The safety looks like a Turk or Swedish style mauser on a custom stock. Very nice customization in any case

rust collector
March 8, 2005, 07:11 PM
What a great thing-- a sturdy, well-crafted bit of practical art from your Dad. Don't you wish you'd had time to learn the provenance of this stately old piece? I know you will take great care of it, and hand it down you your offspring some day.

I hope you can find the scope that it wore. Those old claw mounts are pricey in their own right. Get the chamber cast and protect the metal that isn't exposed so it will be in good shape 60 or 80 years from now. And shoot it. That's what it's for.

Gewehr98
March 8, 2005, 11:12 PM
Of a previously military Mauser.
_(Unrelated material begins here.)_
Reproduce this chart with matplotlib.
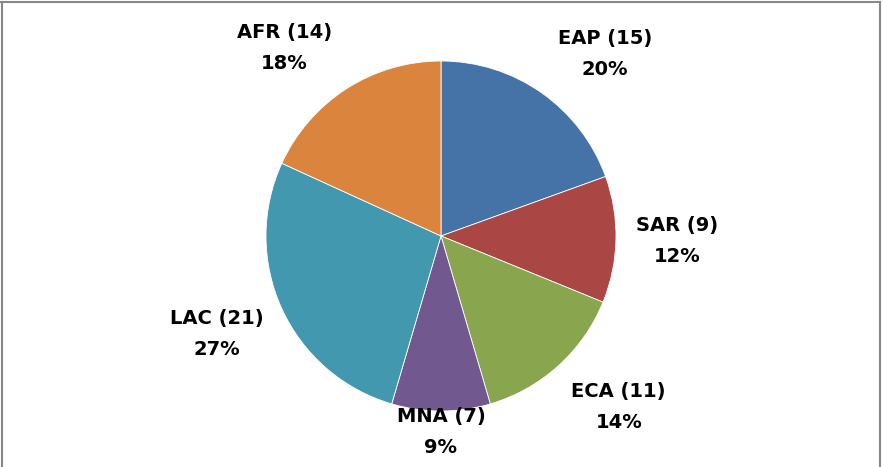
import numpy as np
import matplotlib.pyplot as plt
from matplotlib.lines import Line2D

regions = ['EAP', 'SAR', 'ECA', 'MNA', 'LAC', 'AFR']
counts = [15, 9, 11, 7, 21, 14]
pct_labels = ['20%', '12%', '14%', '9%', '27%', '18%']   # as printed on the chart
colors = ['#4572A7', '#AA4643', '#89A54E', '#71588F', '#4198AF', '#DB843D']
# distance of each label from the centre, in radii (Excel "best fit" look)
label_dist = [1.40, 1.35, 1.41, 1.12, 1.40, 1.40]
label_shift = [-7, 0, 4, 0, -1, 7]   # degrees nudged off the wedge middle

W, H = 883, 467
fig = plt.figure(figsize=(W / 100, H / 100), dpi=100)
ax = fig.add_axes([0, 0, 1, 1])

R = 175.0
cx, cy = 441.0, 236.0

wedges, _ = ax.pie(counts, colors=colors, startangle=90, counterclock=False,
                   radius=1.0, wedgeprops=dict(edgecolor='white', linewidth=0.6))
ax.set_xlim(-cx / R, (W - cx) / R)
ax.set_ylim(-(H - cy) / R, cy / R)
ax.set_aspect('auto')
ax.axis('off')

for w, name, n, p, d, s in zip(wedges, regions, counts, pct_labels, label_dist, label_shift):
    ang = np.deg2rad((w.theta1 + w.theta2) / 2 + s)
    ax.text(d * np.cos(ang), d * np.sin(ang), f'{name} ({n})\n{p}',
            ha='center', va='center', fontsize=14, fontweight='bold',
            family='DejaVu Sans', linespacing=1.8, color='black')

# chart frame
fc = '#878787'
fig.add_artist(Line2D([1 / W, 880 / W], [1 - 1.5 / H, 1 - 1.5 / H], color=fc, lw=1.5))
fig.add_artist(Line2D([1.5 / W, 1.5 / W], [0, 1 - 1.5 / H], color=fc, lw=1.5))
fig.add_artist(Line2D([880 / W, 880 / W], [0, 1 - 1.5 / H], color=fc, lw=1.5))

plt.savefig('out.png', dpi=100)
Note the thumb cutout on the left side receiver rail - for stripper clip feeding. The stripper clip notch is still there in the rear receiver ring, just forward of the rear scope base.

Very svelte, the wood doesn't overwhelm the action. There's even a step down in the Mannlicher forend just forward of the rear leaf sight.

I'll go out on a limb and call it a '98 Mauser variant. You can confirm it for us by removing the bolt and seeing if there's a third safety lug back by the bolt handle.

But in it's current configuration, it's definitely worth more than a WWI military Gewehr98 or WWII Kar98K Mauser.